On Thu, Nov 9, 2017 at 7:47 PM, <ingard at jotta.no> wrote:

> Someone on the #gluster-users irc channel said the following :
> "Decreasing features.locks-revocation-max-blocked to an absurdly low
> number is letting our distributed-disperse set heal again."
>
> Is this something to concider? Does anyone else have experience with
> tweaking this to speed up healing?
>

What that option does is to release the currently granted lock for a file
when a new lock request comes and there are more than
features-revocation-max-blocked locks already pending. The real effect of
this is that all pending requests can proceed, but the client that was
using the old granted lock will continue working without knowing that it
doesn't have the lock, meaning that everything it does can cause
corruption. This option was created to avoid that a single bad client could
block the entire cluster, but if you set this option to a really small
value compared to your workload, it will probably cause unwanted effects
even or perfectly healthy and well-behaving clients.

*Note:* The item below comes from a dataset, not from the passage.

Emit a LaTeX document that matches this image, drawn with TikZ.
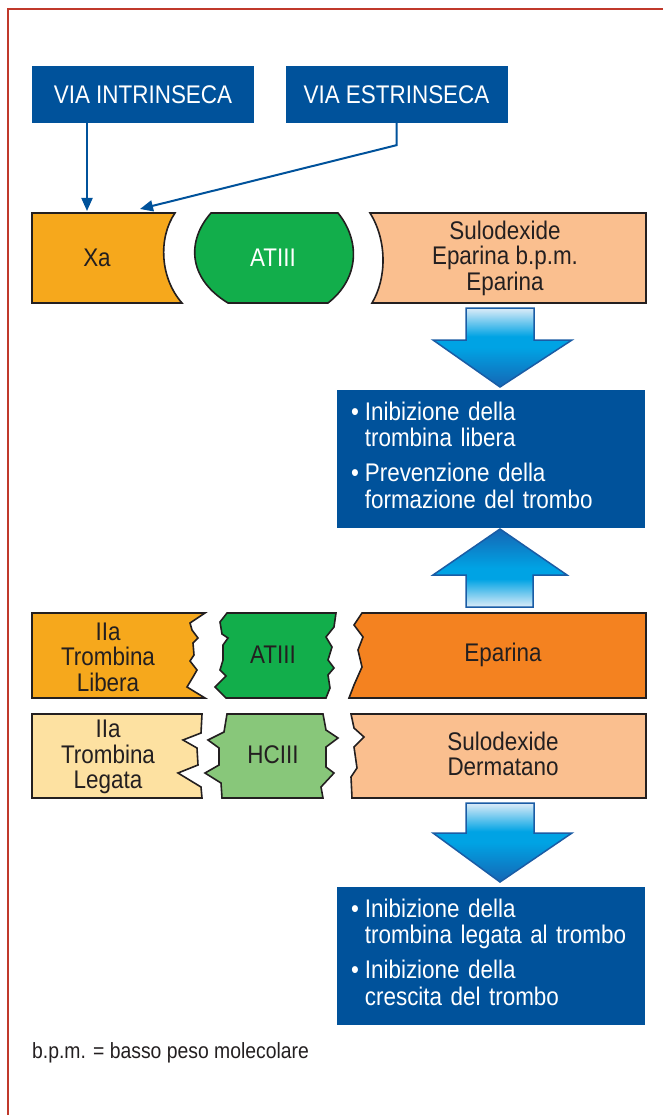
\documentclass[tikz,border=0pt]{standalone}
\usepackage{fontspec}
\setmainfont{Liberation Sans}[FakeStretch=0.88]
\usetikzlibrary{arrows.meta}
\definecolor{viablue}{HTML}{00529B}
\definecolor{xaorange}{HTML}{F6A81C}
\definecolor{atgreen}{HTML}{12AE4B}
\definecolor{hcgreen}{HTML}{88C77A}
\definecolor{peach}{HTML}{FABF8F}
\definecolor{epaorange}{HTML}{F48220}
\definecolor{legyellow}{HTML}{FDE1A1}
\definecolor{inkdark}{HTML}{231F20}
\definecolor{framered}{HTML}{C0392B}
\definecolor{arrlight}{HTML}{DDECF8}
\definecolor{arrmid}{HTML}{00A3E4}
\definecolor{arrdark}{HTML}{1566B4}
\definecolor{arrline}{HTML}{1A5CA5}
\pgfdeclareverticalshading{fatdown}{100bp}{color(0bp)=(arrdark); color(25bp)=(arrdark); color(50bp)=(arrmid); color(57bp)=(arrmid); color(75bp)=(arrlight); color(100bp)=(arrlight)}
\pgfdeclareverticalshading{fatup}{100bp}{color(0bp)=(arrlight); color(25bp)=(arrlight); color(43bp)=(arrmid); color(50bp)=(arrmid); color(75bp)=(arrdark); color(100bp)=(arrdark)}
\newcommand{\diagfont}{\fontsize{25.5}{25.5}\selectfont}
\newcommand{\bulletlist}[4]{\begin{tabular}{@{}l@{\hspace{6pt}}l@{}}\textbullet & #1\\ & #2\\[9pt]\textbullet & #3\\ & #4\end{tabular}}

\begin{document}
\begin{tikzpicture}[x=1pt,y=-1pt,
  viabox/.style={fill=viablue,text=white,font=\diagfont,minimum width=222pt,minimum height=57pt,inner sep=0pt},
  piece/.style={draw=inkdark,line width=1.6pt},
  lab/.style={text=inkdark,font=\diagfont,align=center,inner sep=0pt},
  resbox/.style={fill=viablue,text=white,font=\diagfont,text width=280pt,inner xsep=14pt,inner ysep=0pt,minimum height=138pt,align=left},
  fat/.style={draw=arrline,line width=1.5pt},
  via/.style={draw=viablue,line width=2pt,-{Triangle[length=13pt,width=11pt]}}]
\useasboundingbox (0,0) rectangle (663,1115);
\draw[framered, line width=1.5pt] (8,1115) -- (8,9) -- (663,9);

\node[viabox] (intr) at (143,94.5) {VIA INTRINSECA};
\node[viabox] (estr) at (396.5,94.5) {VIA ESTRINSECA};
\coordinate (xaA) at (87,211);
\coordinate (xaB) at (140,209);
\draw[via] (intr.south -| xaA) -- (xaA);
\draw[via] (estr.south) -- ++(0,22) -- (xaB);

\filldraw[piece,fill=xaorange] (32,213) -- (175,213) .. controls (158,238) and (160,278) .. (182,303) -- (32,303) -- cycle;
\filldraw[piece,fill=atgreen] (211,213) -- (338,213) .. controls (360,240) and (360,278) .. (328,303) -- (228,303) .. controls (187,278) and (187,240) .. (211,213) -- cycle;
\filldraw[piece,fill=peach] (370,213) -- (646,213) -- (646,303) -- (372,303) .. controls (387,278) and (387,240) .. (370,213) -- cycle;
\node[lab] (xa) at (97,258) {Xa};
\node[lab,text=white] (at1) at (273,258) {ATIII};
\node[lab] (sulo1) at (505,258) {Sulodexide\\Eparina b.p.m.\\Eparina};

\shadedraw[fat,shading=fatdown] (466,308) -- (534,308) -- (534,340) -- (572,340) -- (500,387) -- (433,340) -- (466,340) -- cycle;
\node[resbox] (res1) at (491,459) {\bulletlist{Inibizione della}{trombina libera}{Prevenzione della}{formazione del trombo}};
\shadedraw[fat,shading=fatup] (500,529) -- (567,575) -- (533,575) -- (533,607) -- (466,607) -- (466,575) -- (433,575) -- cycle;

\filldraw[piece,fill=xaorange] (32,613) -- (205,613) -- (190,623) -- (192,630) -- (198,638) -- (193,643) -- (194,655) -- (190,661) -- (197,670) -- (193,677) -- (187,687) -- (205,698) -- (32,698) -- cycle;
\filldraw[piece,fill=atgreen] (227,613) -- (336,613) -- (334,627) -- (326,637) -- (332,647) -- (328,660) -- (334,668) -- (328,675) -- (330,688) -- (326,698) -- (226,698) -- (215,687) -- (226,676) -- (220,670) -- (223,660) -- (223,645) -- (228,638) -- (222,634) -- (220,622) -- cycle;
\filldraw[piece,fill=epaorange] (362,613) -- (646,613) -- (646,698) -- (349,698) -- (354,685) -- (362,667) -- (358,650) -- (363,637) -- (354,625) -- cycle;
\node[lab] (libera) at (108,657) {IIa\\Trombina\\Libera};
\node[lab] (at2) at (273,655) {ATIII};
\node[lab] (epar) at (503,655) {Eparina};

\filldraw[piece,fill=legyellow] (32,714) -- (202,714) -- (201,733) -- (183,740) -- (197,748) -- (198,765) -- (178,773) -- (201,787) -- (202,798) -- (32,798) -- cycle;
\filldraw[piece,fill=hcgreen] (227,714) -- (323,714) -- (326,730) -- (338,738) -- (326,747) -- (326,767) -- (334,773) -- (321,787) -- (323,798) -- (222,798) -- (221,783) -- (205,773) -- (219,765) -- (219,748) -- (208,740) -- (224,732) -- cycle;
\filldraw[piece,fill=peach] (351,714) -- (646,714) -- (646,798) -- (352,798) -- (351,777) -- (357,768) -- (354,747) -- (364,737) -- (354,728) -- cycle;
\node[lab] (legata) at (108,757) {IIa\\Trombina\\Legata};
\node[lab] (hc) at (273,755) {HCIII};
\node[lab] (sulo2) at (503,754) {Sulodexide\\Dermatano};

\shadedraw[fat,shading=fatdown] (466,803) -- (534,803) -- (534,833) -- (572,833) -- (500,882) -- (433,833) -- (466,833) -- cycle;
\node[resbox] (res2) at (491,956) {\bulletlist{Inibizione della}{trombina legata al trombo}{Inibizione della}{crescita del trombo}};

\node[text=inkdark,font=\fontsize{22}{22}\selectfont,anchor=base west,inner sep=0pt] (note) at (32,1058) {b.p.m. = basso peso molecolare};
\end{tikzpicture}
\end{document}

This option shouldn't be used unless you are very sure of what your users
are doing with the volume and how, and you know the implications of this
option. Otherwise this is a good candidate to have data corruption.

Anyway, if setting this option improves speed, it means that there's a
heavy lock usage. It should be determined if that usage is normal or not.
For example, disperse needs to take locks for reads and writes. If a file
is being simultaneously accessed by multiple clients, the lock usage will
be high because of contention between clients, but normal. Forcing the
release of some locks while another client is trying to write (for example
self-heal), will probably cause read errors to other clients.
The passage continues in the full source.